Oui c’est vrai, et je crois que ça le restera, tant que nous avons les moyens que nous avons aujourd’hui avec le programme Afrique en Création. Ce sont des moyens qui ne sont jamais sécurisés et pour lesquels chaque année, il faut se battre pour avoir. Et nous allons commencer à entamer la bataille du prochain financement trisannuel d’ici quelques mois. Et j’ai bien conscience de l’importance que ça à puisque tout ce qui a été construit pendant des années est bien et que si quelque chose devait de notre côté lâchée cela fera basculer sans doute beaucoup de chose dans l’édifice. Je me sens une responsabilité importante, par rapport à ça, mais je pense que si les choses se poursuivent comme c’est le cas aujourd’hui, on va réussir à travers des manifestations comme celle-ci, avec la prise en charge de celle-ci de la manière de la confier et de la confier dans un réel esprit de partage avec des opérateurs je pense qu’on peut réussir à convaincre les politiques en Afrique de la nécessité d’investir dans la danse. Je crois qu’aujourd’hui, et c’est ce que je fais à la direction de ce programme, j’ai une autre conception de la coopération culturelle pendant un certain nombre d’année, je dirai relevant d’une autre époque. Cette volonté véritable de partage, je pense qu’elle peut contribuer à ouvrir l’esprit des politiques qui eux aussi ont envi d’un autres rapport avec le France.

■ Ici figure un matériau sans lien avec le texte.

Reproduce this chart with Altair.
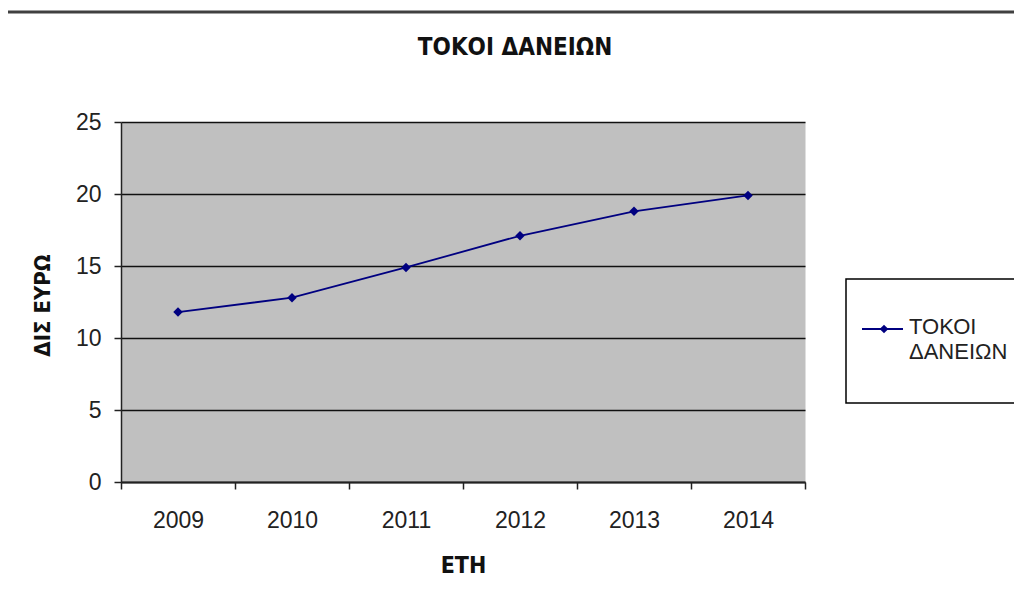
import altair as alt
import pandas as pd

years = ["2009", "2010", "2011", "2012", "2013", "2014"]
values = [11.8, 12.8, 14.9, 17.1, 18.8, 19.9]
series_name = "ΤΟΚΟΙ ΔΑΝΕΙΩΝ"
chart_title = "ΤΟΚΟΙ ΔΑΝΕΙΩΝ"
x_title = "ΕΤΗ"
y_title = "ΔΙΣ ΕΥΡΩ"
y_ticks = [0, 5, 10, 15, 20, 25]

df = pd.DataFrame({"year": years, "value": values})
legend_df = pd.DataFrame({"series": [series_name]})
title_df = pd.DataFrame({"title": [chart_title]})

FONT = "Liberation Sans"
BOLDFONT = "DejaVu Sans Condensed, Liberation Sans"
NAVY = "#000080"
W, H = 684, 360

x_enc = alt.X(
    "year:O",
    scale=alt.Scale(type="band", paddingInner=0, paddingOuter=0),
    axis=alt.Axis(
        title=x_title, labelAngle=0, tickBand="extent", grid=False,
        labelFont=FONT, labelFontSize=23, labelColor="#222222",
        labelPadding=31, labelBaseline="middle",
        tickSize=7, tickColor="#222222", tickWidth=1.5,
        domainColor="#222222", domainWidth=2,
        titleFont=BOLDFONT, titleFontSize=23, titleFontWeight="bold",
        titleX=W / 2, titleY=83, titleBaseline="middle", titleColor="#111111",
    ),
)
y_enc = alt.Y(
    "value:Q",
    scale=alt.Scale(domain=[0, 25], nice=False, zero=True),
    axis=alt.Axis(
        title=y_title, values=y_ticks, grid=True, gridColor="#111111", gridWidth=1.3,
        labelFont=FONT, labelFontSize=23, labelColor="#222222", labelPadding=13,
        tickSize=7, tickColor="#222222", tickWidth=1.5,
        domainColor="#222222", domainWidth=1.5,
        titleFont=BOLDFONT, titleFontSize=22, titleFontWeight="bold",
        titleX=-79, titleY=H / 2 + 3, titleAngle=-90, titleBaseline="middle",
        titleAlign="center", titleColor="#111111",
    ),
)

line = alt.Chart(df).mark_line(color=NAVY, strokeWidth=1.8).encode(x=x_enc, y=y_enc)
pts = alt.Chart(df).mark_point(shape="diamond", filled=True, color=NAVY, size=90, opacity=1).encode(
    x="year:O", y="value:Q"
)

top_rule = alt.Chart(legend_df).mark_rule(color="#404040", strokeWidth=3).encode(
    x=alt.value(-130), x2=alt.value(W + 240), y=alt.value(-110)
)
title_text = alt.Chart(title_df).mark_text(
    align="center", baseline="middle", font=BOLDFONT, fontSize=24, fontWeight="bold", color="#111111"
).encode(x=alt.value(394), y=alt.value(-74), text="title:N")

box = alt.Chart(legend_df).mark_rect(fill="white", stroke="black", strokeWidth=1.5).encode(
    x=alt.value(725), x2=alt.value(960), y=alt.value(157), y2=alt.value(281)
)
leg_rule = alt.Chart(legend_df).mark_rule(color=NAVY, strokeWidth=2.2).encode(
    x=alt.value(741), x2=alt.value(782), y=alt.value(207)
)
leg_pt = alt.Chart(legend_df).mark_point(shape="diamond", filled=True, color=NAVY, size=75, opacity=1).encode(
    x=alt.value(763), y=alt.value(207)
)
leg_text = alt.Chart(legend_df).mark_text(
    align="left", baseline="middle", font=FONT, fontSize=22, color="#222222",
    lineBreak=" ", lineHeight=25,
).encode(x=alt.value(788), y=alt.value(205), text="series:N")

chart = alt.layer(top_rule, title_text, line, pts, box, leg_rule, leg_pt, leg_text).properties(
    width=W, height=H,
    autosize=alt.AutoSizeParams(type="none"),
    padding={"left": 113, "top": 114, "right": 209, "bottom": 106},
    background="white",
).configure_view(fill="#C0C0C0", stroke="transparent")

chart.save("out.html", embed_options={"renderer": "svg", "actions": False})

Pourtant si Culturefrance se retire aujourd’hui pour une raison ou pour une autre la danse contemporaine africaine tombe. Etes vous de cet avis ?
Non je ne crois pas que la danse tombera. La danse elle est vivante et les artistes n’arrêteront pas de créer. Les passerelles qui ont été créés aujourd’hui, je pense que ce sont des passerelles qui, si elles sont exploitées par les artistes peuvent permettre de les maintenir vivant. Cela va continuer à faire vivre la danse et va permettre le retour d’autres partenaires et je reste convaincue qu’elle ne va pas disparaître. Par contre, ça va fragiliser les manifestations. Ça fragilisera les festivals, je pense que ça ne sera pas tant les artistes et les compagnies, pour tous ceux en tous cas qui ont des assises, il n’y aura pas de problème. Mais pour les artistes émergeants, il sera beaucoup plus difficile d’émerger sans nous je dirais. Ce qui est important dans ce genre de rencontre, c’est que c’est un espace qui nourri les danseurs a cause des expériences venus des autres pays du continent et au-delà. Ces rencontres entre des danseurs de Madagascar et du Sénégal, du Burkina Faso et d’Afrique du sud, ce mélange est très important pour la rechercher artistique. Il est vital de maintenir ce contact pour garder vivant cette différence qu’il y a entre les danseurs qu’ils viennent d’Afrique, d’Europe, etc.